When I immigrated to the US for my old love I felt caught in a laboratory situation. The new country asked for approach, but I kept my distance, capturing the variations of this experiment with my camera. Contrasting old and new world, home and the city, resistance and curiosity, BLUE JAY TERRITORY explores the thin line between selfconfidence and getting lost in anonymity.


Summary

When I came to live in Boston, I knew I would quickly loose my foreign eyes. I started filming. Most probably lifelong Americans wouldn’t bother to look at colorful water hydrants or trash barrels dancing in the streets after being emptied. Or a garbage disposal in the kitchen sink – in Germany we don’t have that. And a whole new animal kingdom! Being an amateur birder I was fascinated by all the new species.
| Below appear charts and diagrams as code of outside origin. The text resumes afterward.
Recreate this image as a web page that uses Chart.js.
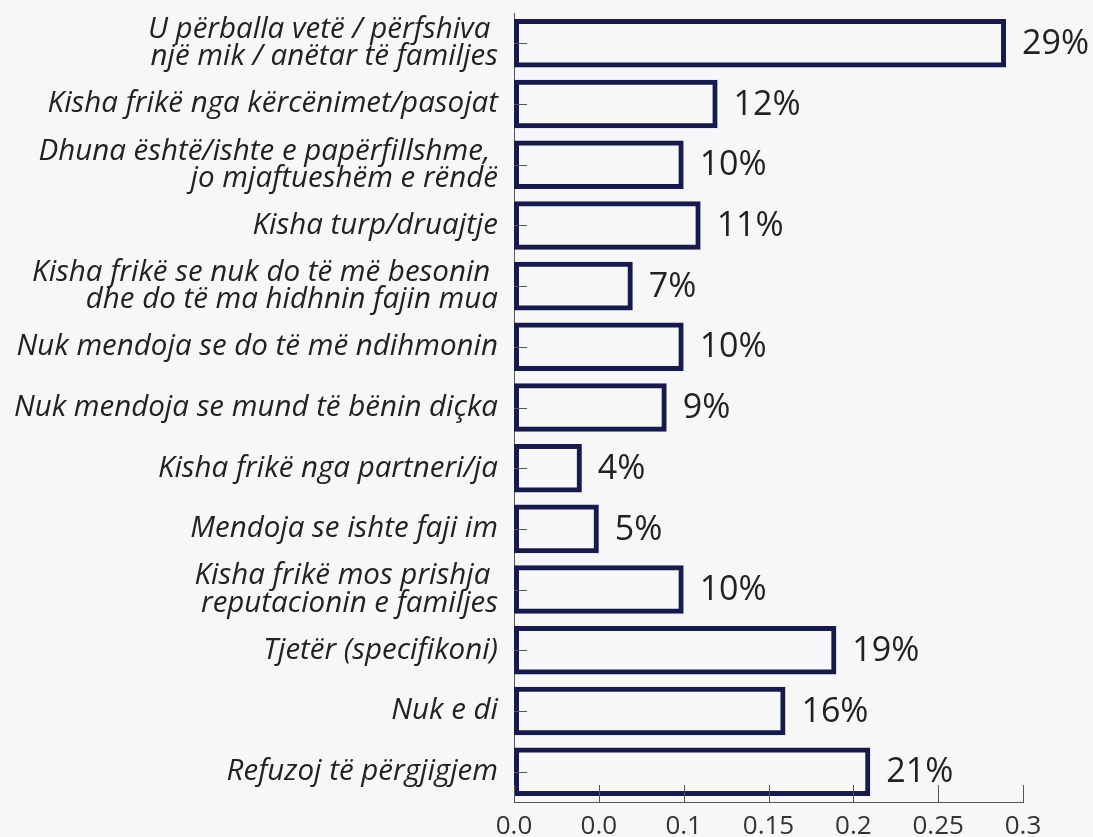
<!DOCTYPE html>
<html>
<head>
<meta charset="utf-8">
<script src="https://cdn.jsdelivr.net/npm/chart.js@4"></script>
<style>
  html, body { margin: 0; padding: 0; background: #f7f7f9; }
  #wrap { width: 1093px; height: 837px; }
</style>
</head>
<body>
<div id="wrap"><canvas id="myBars" width="1093" height="837"></canvas></div>
<script>
const categories = [
    ['U përballa vetë / përfshiva ', 'një mik / anëtar të familjes'],
    'Kisha frikë nga kërcënimet/pasojat',
    ['Dhuna është/ishte e papërfillshme, ', 'jo mjaftueshëm e rëndë'],
    'Kisha turp/druajtje',
    ['Kisha frikë se nuk do të më besonin ', 'dhe do të ma hidhnin fajin mua'],
    'Nuk mendoja se do të më ndihmonin',
    'Nuk mendoja se mund të bënin diçka',
    'Kisha frikë nga partneri/ja',
    'Mendoja se ishte faji im',
    ['Kisha frikë mos prishja ', 'reputacionin e familjes'],
    'Tjetër (specifikoni)',
    'Nuk e di',
    'Refuzoj të përgjigjem'
];
const shares = [0.29, 0.12, 0.10, 0.11, 0.07, 0.10, 0.09, 0.04, 0.05, 0.10, 0.19, 0.16, 0.21];
const valueLabels = ['29%', '12%', '10%', '11%', '7%', '10%', '9%', '4%', '5%', '10%', '19%', '16%', '21%'];
const xTickLabels = ['0.0', '0.0', '0.1', '0.15', '0.2', '0.25', '0.3'];

const navy = '#161b4b';
const axisGray = '#555555';

// background, short inward ticks and value labels
const extras = {
    id: 'extras',
    beforeDraw(chart) {
        const c = chart.ctx;
        c.save();
        c.fillStyle = '#f7f7f9';
        c.fillRect(0, 0, chart.width, chart.height);
        c.restore();
    },
    afterDatasetsDraw(chart) {
        const c = chart.ctx;
        const x = chart.scales.x, y = chart.scales.y;
        c.save();
        c.strokeStyle = axisGray;
        c.lineWidth = 1;
        y.ticks.forEach((t, i) => {
            const py = Math.round(y.getPixelForTick(i)) + 0.5;
            c.beginPath();
            c.moveTo(x.left, py);
            c.lineTo(x.left + 13, py);
            c.stroke();
        });
        x.ticks.forEach((t, i) => {
            const px = Math.round(x.getPixelForTick(i)) + 0.5;
            c.beginPath();
            c.moveTo(px, y.bottom);
            c.lineTo(px, y.bottom - 17);
            c.stroke();
        });
        const meta = chart.getDatasetMeta(0);
        c.fillStyle = '#222222';
        c.font = '34px "Open Sans"';
        c.textAlign = 'left';
        c.textBaseline = 'middle';
        meta.data.forEach((bar, i) => {
            c.fillText(valueLabels[i], bar.x + 16, bar.y + 1);
        });
        c.restore();
    }
};

const ctx = document.getElementById('myBars').getContext('2d');
const myChart = new Chart(ctx, {
    type: 'bar',
    data: {
        labels: categories,
        datasets: [{
            data: shares,
            backgroundColor: 'rgba(0,0,0,0)',
            borderColor: navy,
            borderWidth: 5,
            borderSkipped: false,
            barPercentage: 0.8,
            categoryPercentage: 1.0
        }]
    },
    options: {
        indexAxis: 'y',
        responsive: false,
        animation: false,
        layout: { padding: { top: 13, right: 70, left: 0, bottom: 0 } },
        plugins: {
            legend: { display: false },
            tooltip: { enabled: false }
        },
        scales: {
            x: {
                min: 0,
                max: 0.3,
                grid: { display: false, drawTicks: false },
                border: { display: true, color: axisGray, width: 1 },
                ticks: {
                    stepSize: 0.05,
                    padding: 9,
                    color: '#333333',
                    maxRotation: 0,
                    font: { family: '"Open Sans"', size: 26 },
                    callback: (v, i) => xTickLabels[i]
                },
                afterFit: s => {
                    s.height = 35;
                    s.paddingLeft = 0;
                    s.paddingRight = 0;
                }
            },
            y: {
                grid: { display: false, drawTicks: false },
                border: { display: true, color: axisGray, width: 1 },
                ticks: {
                    padding: 16,
                    color: '#222222',
                    font: { family: '"Open Sans"', size: 29.5, style: 'italic', lineHeight: 0.92 }
                },
                afterFit: s => {
                    s.width = 514;
                    s.paddingTop = 0;
                    s.paddingBottom = 0;
                }
            }
        }
    },
    plugins: [extras]
});
</script>
</body>
</html>
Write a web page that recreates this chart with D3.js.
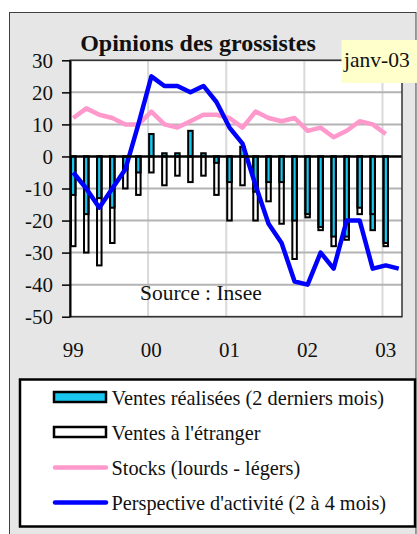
<!DOCTYPE html>
<html>
<head>
<meta charset="utf-8">
<script src="https://cdn.jsdelivr.net/npm/d3@7"></script>
<style>
  body { margin: 0; background: #fff; }
  svg text { font-family: "Liberation Serif", "DejaVu Serif", serif; fill: #111; }
</style>
</head>
<body>
<svg id="chart" width="417" height="534"></svg>
<script>
// enquete bimestrielle, janv 99 -> mars 03
var dates = ["1999-01","1999-03","1999-05","1999-07","1999-09","1999-11",
             "2000-01","2000-03","2000-05","2000-07","2000-09","2000-11",
             "2001-01","2001-03","2001-05","2001-07","2001-09","2001-11",
             "2002-01","2002-03","2002-05","2002-07","2002-09","2002-11",
             "2003-01","2003-03"];
var ventesRealisees = [-12,-18,-13,-16,-4,-5, 7,1,1,8,1,-2, -8,3,-11,-8,-8,-20, -18,-22,-25,-25,-16,-23, -27,null];
var ventesEtranger  = [-28,-30,-34,-27,-10,-12, -5,-9,-6,-8,-6,-12, -20,-9,-20,-14,-21,-32, -19,-23,-28,-26,-18,-18, -28,null];
var stocks          = [12,15,13,12,10,10, 14,10,9,11,13,13, 12,9,14,12,11,12, 8,9,6,8,11,10, 7,null];
var perspective     = [-5,-10,-16,-10,-4,10, 25,22,22,20,22,17, 9,4,-9,-21,-27,-39, -40,-30,-35,-20,-20,-35, -34,-35];

var yearTicks  = ["1999-01","2000-01","2001-01","2002-01","2003-01"];
var yearLabels = ["99","00","01","02","03"];

var legendLabels = ["Ventes réalisées (2 derniers mois)", "Ventes à l'étranger",
                    "Stocks (lourds - légers)", "Perspective d'activité (2 à 4 mois)"];

var fmtMonth = d3.timeFormat("%Y-%m");
var months = d3.timeMonth.range(new Date(1999, 0, 1), new Date(2003, 3, 1)).map(fmtMonth);

var plot = {left: 70, right: 402, top: 60.3, bottom: 316.7};

var svg = d3.select("#chart");

// fond du graphique
svg.append("rect")
  .attr("x", 9.5).attr("y", 12.5)
  .attr("width", 406.5).attr("height", 540)
  .attr("fill", "#e6e6e6").attr("stroke", "#404040").attr("stroke-width", 1);

svg.append("rect")
  .attr("x", plot.left).attr("y", plot.top)
  .attr("width", plot.right - plot.left).attr("height", plot.bottom - plot.top)
  .attr("fill", "#fff");

var x = d3.scaleBand().domain(months).range([plot.left, plot.right]).padding(0);
var y = d3.scaleLinear().domain([-50, 30]).range([plot.bottom, plot.top]);
var bw = x.bandwidth();

svg.append("defs").append("clipPath").attr("id", "clip")
  .append("rect")
  .attr("x", plot.left).attr("y", plot.top)
  .attr("width", plot.right - plot.left).attr("height", plot.bottom - plot.top);

// grille
svg.append("g").selectAll("line")
  .data(yearTicks.slice(1))
  .enter().append("line")
  .attr("x1", function(d) { return x(d); })
  .attr("x2", function(d) { return x(d); })
  .attr("y1", plot.top).attr("y2", plot.bottom)
  .attr("stroke", "#d9d9d9").attr("stroke-width", 2);

svg.append("g").selectAll("line")
  .data(y.ticks(8).filter(function(d) { return d !== 0; }))
  .enter().append("line")
  .attr("x1", plot.left).attr("x2", plot.right)
  .attr("y1", function(d) { return y(d); })
  .attr("y2", function(d) { return y(d); })
  .attr("stroke", "#b3b3b3").attr("stroke-width", 2);

var g = svg.append("g").attr("clip-path", "url(#clip)");

function barY(v) { return Math.min(y(v), y(0)); }
function barH(v) { return Math.abs(y(v) - y(0)); }

var rows = dates.map(function(d, i) {
  return {date: d, vr: ventesRealisees[i], ve: ventesEtranger[i], st: stocks[i], pe: perspective[i]};
});

g.selectAll(".vr")
  .data(rows.filter(function(d) { return d.vr !== null; }))
  .enter().append("rect")
  .attr("class", "vr")
  .attr("x", function(d) { return x(d.date) + 1; })
  .attr("width", bw - 2)
  .attr("y", function(d) { return barY(d.vr); })
  .attr("height", function(d) { return barH(d.vr); })
  .attr("fill", "#19c6ee").attr("stroke", "#000").attr("stroke-width", 2);

g.selectAll(".ve")
  .data(rows.filter(function(d) { return d.ve !== null; }))
  .enter().append("rect")
  .attr("class", "ve")
  .attr("x", function(d) { return x(d.date) + 1; })
  .attr("width", bw - 2)
  .attr("y", function(d) { return barY(d.ve); })
  .attr("height", function(d) { return barH(d.ve); })
  .attr("fill", "none").attr("stroke", "#000").attr("stroke-width", 2);

// ligne du zero
svg.append("line")
  .attr("x1", plot.left).attr("x2", plot.right)
  .attr("y1", y(0)).attr("y2", y(0))
  .attr("stroke", "#000").attr("stroke-width", 2.5);

var line = function(key) {
  return d3.line()
    .defined(function(d) { return d[key] !== null; })
    .x(function(d) { return x(d.date) + bw / 2; })
    .y(function(d) { return y(d[key]); });
};

g.append("path").datum(rows)
  .attr("d", line("st"))
  .attr("fill", "none").attr("stroke", "#ff99cc").attr("stroke-width", 4.5)
  .attr("stroke-linejoin", "round");

g.append("path").datum(rows)
  .attr("d", line("pe"))
  .attr("fill", "none").attr("stroke", "#0000ff").attr("stroke-width", 4.5)
  .attr("stroke-linejoin", "round");

// cadre de la zone de tracé
svg.append("rect")
  .attr("x", plot.left).attr("y", plot.top)
  .attr("width", plot.right - plot.left).attr("height", plot.bottom - plot.top)
  .attr("fill", "none").attr("stroke", "#333").attr("stroke-width", 1.5);

var yAxis = d3.axisLeft(y).ticks(8).tickSize(8).tickSizeOuter(0).tickPadding(9);
var gy = svg.append("g")
  .attr("transform", "translate(" + plot.left + ",0)")
  .call(yAxis);
gy.select(".domain").attr("stroke", "#000").attr("stroke-width", 2);
gy.selectAll(".tick line").attr("stroke", "#000").attr("stroke-width", 1.5);
gy.selectAll("text").style("font-size", "21px").attr("fill", "#111")
  .text(function(d) { return d < 0 ? "-" + Math.abs(d) : d; });

var xAxis = d3.axisBottom(x).tickValues(yearTicks).tickSize(0).tickPadding(25)
  .tickFormat(function(d) { return yearLabels[yearTicks.indexOf(d)]; });
var gx = svg.append("g")
  .attr("transform", "translate(0," + plot.bottom + ")")
  .call(xAxis);
gx.select(".domain").remove();
gx.selectAll("text").style("font-size", "21px").attr("fill", "#111");

svg.append("text")
  .attr("x", 198).attr("y", 51)
  .attr("text-anchor", "middle")
  .style("font-size", "24px").style("font-weight", "bold")
  .text("Opinions des grossistes");

svg.append("text")
  .attr("x", 140).attr("y", 300)
  .style("font-size", "21.5px")
  .text("Source : Insee");

svg.append("rect")
  .attr("x", 341.5).attr("y", 40)
  .attr("width", 76).attr("height", 43)
  .attr("fill", "#ffffcc");
svg.append("text")
  .attr("x", 344).attr("y", 67)
  .style("font-size", "21.5px")
  .text("janv-03");

// legende
var leg = svg.append("g");
leg.append("rect")
  .attr("x", 20).attr("y", 379.5)
  .attr("width", 395).attr("height", 147)
  .attr("fill", "#fff").attr("stroke", "#000").attr("stroke-width", 2.5);

var legRows = leg.selectAll(".item")
  .data(legendLabels)
  .enter().append("g")
  .attr("class", "item")
  .attr("transform", function(d, i) { return "translate(0," + (405 + i * 35) + ")"; });

legRows.filter(function(d, i) { return i < 2; })
  .append("rect")
  .attr("x", 54).attr("y", -13)
  .attr("width", 52).attr("height", 10)
  .attr("fill", function(d, i) { return i === 0 ? "#19c6ee" : "#fff"; })
  .attr("stroke", "#000").attr("stroke-width", 2.5);

legRows.filter(function(d, i) { return i >= 2; })
  .append("line")
  .attr("x1", 55).attr("x2", 106)
  .attr("y1", -7.5).attr("y2", -7.5)
  .attr("stroke", function(d, i) { return i === 0 ? "#ff99cc" : "#0000ff"; })
  .attr("stroke-width", 4.5).attr("stroke-linecap", "round");

legRows.append("text")
  .attr("x", 111.5).attr("y", 0)
  .style("font-size", "20.3px")
  .text(function(d) { return d; });
</script>
</body>
</html>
My first approach was like an environmental research, scanning the differences. With time passing the issue got more complex. As a 50 year old with personal and professional ties I had left quite a bit behind. Immigration means identity loss at first and if you are lucky, you can change to another one. I had a nice home, but outside I was a foreigner.

Disconnected, staying anonymous, I filmed the backs of people in the streets instead of their faces. My German cat figured as a parallel, like me she was always on guard. I joined my husband, an electrician, at work in basements, attics, kitchens of numerous costumers, exploring even the inside of walls in foreign homes. But in my general approach I procrastinated, stayed biased.

With self-irony in narration and montage the film condenses the mechanisms and disaccords of my journey. No refugee’s drama, no political equation, no self-sufficient diary - but a visual document of disruptions that shape migrant experience.